>> BEGIN RECORDED INFORMATION
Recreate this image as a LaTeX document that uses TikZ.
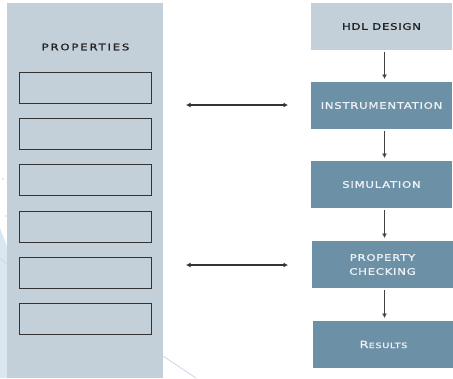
\documentclass[tikz,border=0pt]{standalone}
\usepackage{fontspec}
\usetikzlibrary{arrows.meta}
\newfontfamily\lblfont[FakeStretch=1.3,FakeBold=1.2,LetterSpace=8]{DejaVu Sans}
\newfontfamily\lblfontwide[FakeStretch=1.3,FakeBold=1.2,LetterSpace=20]{DejaVu Sans}
\definecolor{panelc}{HTML}{C3CFD9}
\definecolor{darkc}{HTML}{6C90A5}
\definecolor{textd}{HTML}{222222}
\definecolor{textw}{HTML}{EEF2F5}
\definecolor{faintc}{HTML}{DCE6EF}
\definecolor{faintl}{HTML}{C9D5EA}
\tikzset{
  every node/.style={inner sep=0pt, outer sep=0pt},
  propbox/.style={draw=black!80, line width=0.9pt, fill=panelc, minimum width=132pt, minimum height=31pt, anchor=north west},
  lightstep/.style={fill=panelc, minimum width=141pt, minimum height=47pt, anchor=north west, font=\lblfont\fontsize{9}{11}\selectfont, text=textd, align=center},
  darkstep/.style={fill=darkc, minimum width=141pt, minimum height=47pt, anchor=north west, font=\lblfont\fontsize{9}{14}\selectfont, text=textw, align=center},
  flow/.style={draw=black!75, line width=1.7pt, -{Latex[length=4.5pt,width=5pt]}},
  biarrow/.style={draw=black!80, line width=1.3pt, {Latex[length=4.5pt,width=5pt]}-{Latex[length=4.5pt,width=5pt]}}
}
\begin{document}
\begin{tikzpicture}[x=1pt,y=-1pt]
\useasboundingbox (0,0) rectangle (453,378);
% faint background watermark
\fill[faintc] (0,228) -- (7,246) -- (7,378) -- (0,378) -- cycle;
\draw[faintl, line width=0.6pt] (0,258) -- (7,264);
\draw[faintl, line width=0.8pt] (163,356) -- (196,378);
\fill[faintl] (3,179) circle (0.8pt);
\fill[faintl] (6,216) circle (0.8pt);
% left panel
\node[fill=panelc, minimum width=156pt, minimum height=375pt, anchor=north west] (panel) at (7,3) {};
\node[font=\lblfontwide\fontsize{9}{10}\selectfont, text=textd] (ptitle) at (85.5,47) {PROPERTIES};
\node[propbox] (p1) at (19,72) {};
\node[propbox] (p2) at (19,118) {};
\node[propbox] (p3) at (19,164) {};
\node[propbox] (p4) at (19,211) {};
\node[propbox] (p5) at (19,257) {};
\node[propbox] (p6) at (19,303) {};
% right flow
\node[lightstep] (hdl) at (311,3) {HDL DESIGN};
\node[darkstep] (inst) at (311,82) {INSTRUMENTATION};
\node[darkstep] (sim) at (311,161) {SIMULATION};
\node[darkstep] (pc) at (312,241) {PROPERTY\\CHECKING};
\node[darkstep, font=\lblfont\fontsize{10}{12}\selectfont] (res) at (313,321) {R{\fontsize{7.5}{9}\selectfont ESULTS}};
\draw[flow] ([xshift=3pt,yshift=-2pt]hdl.south) -- ([xshift=3pt,yshift=3pt]inst.north);
\draw[flow] ([xshift=3pt,yshift=-2pt]inst.south) -- ([xshift=3pt,yshift=3pt]sim.north);
\draw[flow] ([xshift=3pt,yshift=-2pt]sim.south) -- ([xshift=2pt,yshift=3pt]pc.north);
\draw[flow] ([xshift=2pt,yshift=-2pt]pc.south) -- ([xshift=1pt,yshift=3pt]res.north);
% double arrows
\coordinate (a1l) at (186,105);
\coordinate (a1r) at (288,105);
\coordinate (a2l) at (186,265);
\coordinate (a2r) at (288,265);
\draw[biarrow] (a1l) -- (a1r);
\draw[biarrow] (a2l) -- (a2r);
\end{tikzpicture}
\end{document}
>> END RECORDED INFORMATION
Quote in full the listing given above; the images are to be left out.

Recreate this image as a LaTeX document that uses TikZ.
\documentclass[tikz,border=0pt]{standalone}
\usepackage{fontspec}
\usetikzlibrary{arrows.meta}
\newfontfamily\lblfont[FakeStretch=1.3,FakeBold=1.2,LetterSpace=8]{DejaVu Sans}
\newfontfamily\lblfontwide[FakeStretch=1.3,FakeBold=1.2,LetterSpace=20]{DejaVu Sans}
\definecolor{panelc}{HTML}{C3CFD9}
\definecolor{darkc}{HTML}{6C90A5}
\definecolor{textd}{HTML}{222222}
\definecolor{textw}{HTML}{EEF2F5}
\definecolor{faintc}{HTML}{DCE6EF}
\definecolor{faintl}{HTML}{C9D5EA}
\tikzset{
  every node/.style={inner sep=0pt, outer sep=0pt},
  propbox/.style={draw=black!80, line width=0.9pt, fill=panelc, minimum width=132pt, minimum height=31pt, anchor=north west},
  lightstep/.style={fill=panelc, minimum width=141pt, minimum height=47pt, anchor=north west, font=\lblfont\fontsize{9}{11}\selectfont, text=textd, align=center},
  darkstep/.style={fill=darkc, minimum width=141pt, minimum height=47pt, anchor=north west, font=\lblfont\fontsize{9}{14}\selectfont, text=textw, align=center},
  flow/.style={draw=black!75, line width=1.7pt, -{Latex[length=4.5pt,width=5pt]}},
  biarrow/.style={draw=black!80, line width=1.3pt, {Latex[length=4.5pt,width=5pt]}-{Latex[length=4.5pt,width=5pt]}}
}
\begin{document}
\begin{tikzpicture}[x=1pt,y=-1pt]
\useasboundingbox (0,0) rectangle (453,378);
% faint background watermark
\fill[faintc] (0,228) -- (7,246) -- (7,378) -- (0,378) -- cycle;
\draw[faintl, line width=0.6pt] (0,258) -- (7,264);
\draw[faintl, line width=0.8pt] (163,356) -- (196,378);
\fill[faintl] (3,179) circle (0.8pt);
\fill[faintl] (6,216) circle (0.8pt);
% left panel
\node[fill=panelc, minimum width=156pt, minimum height=375pt, anchor=north west] (panel) at (7,3) {};
\node[font=\lblfontwide\fontsize{9}{10}\selectfont, text=textd] (ptitle) at (85.5,47) {PROPERTIES};
\node[propbox] (p1) at (19,72) {};
\node[propbox] (p2) at (19,118) {};
\node[propbox] (p3) at (19,164) {};
\node[propbox] (p4) at (19,211) {};
\node[propbox] (p5) at (19,257) {};
\node[propbox] (p6) at (19,303) {};
% right flow
\node[lightstep] (hdl) at (311,3) {HDL DESIGN};
\node[darkstep] (inst) at (311,82) {INSTRUMENTATION};
\node[darkstep] (sim) at (311,161) {SIMULATION};
\node[darkstep] (pc) at (312,241) {PROPERTY\\CHECKING};
\node[darkstep, font=\lblfont\fontsize{10}{12}\selectfont] (res) at (313,321) {R{\fontsize{7.5}{9}\selectfont ESULTS}};
\draw[flow] ([xshift=3pt,yshift=-2pt]hdl.south) -- ([xshift=3pt,yshift=3pt]inst.north);
\draw[flow] ([xshift=3pt,yshift=-2pt]inst.south) -- ([xshift=3pt,yshift=3pt]sim.north);
\draw[flow] ([xshift=3pt,yshift=-2pt]sim.south) -- ([xshift=2pt,yshift=3pt]pc.north);
\draw[flow] ([xshift=2pt,yshift=-2pt]pc.south) -- ([xshift=1pt,yshift=3pt]res.north);
% double arrows
\coordinate (a1l) at (186,105);
\coordinate (a1r) at (288,105);
\coordinate (a2l) at (186,265);
\coordinate (a2r) at (288,265);
\draw[biarrow] (a1l) -- (a1r);
\draw[biarrow] (a2l) -- (a2r);
\end{tikzpicture}
\end{document}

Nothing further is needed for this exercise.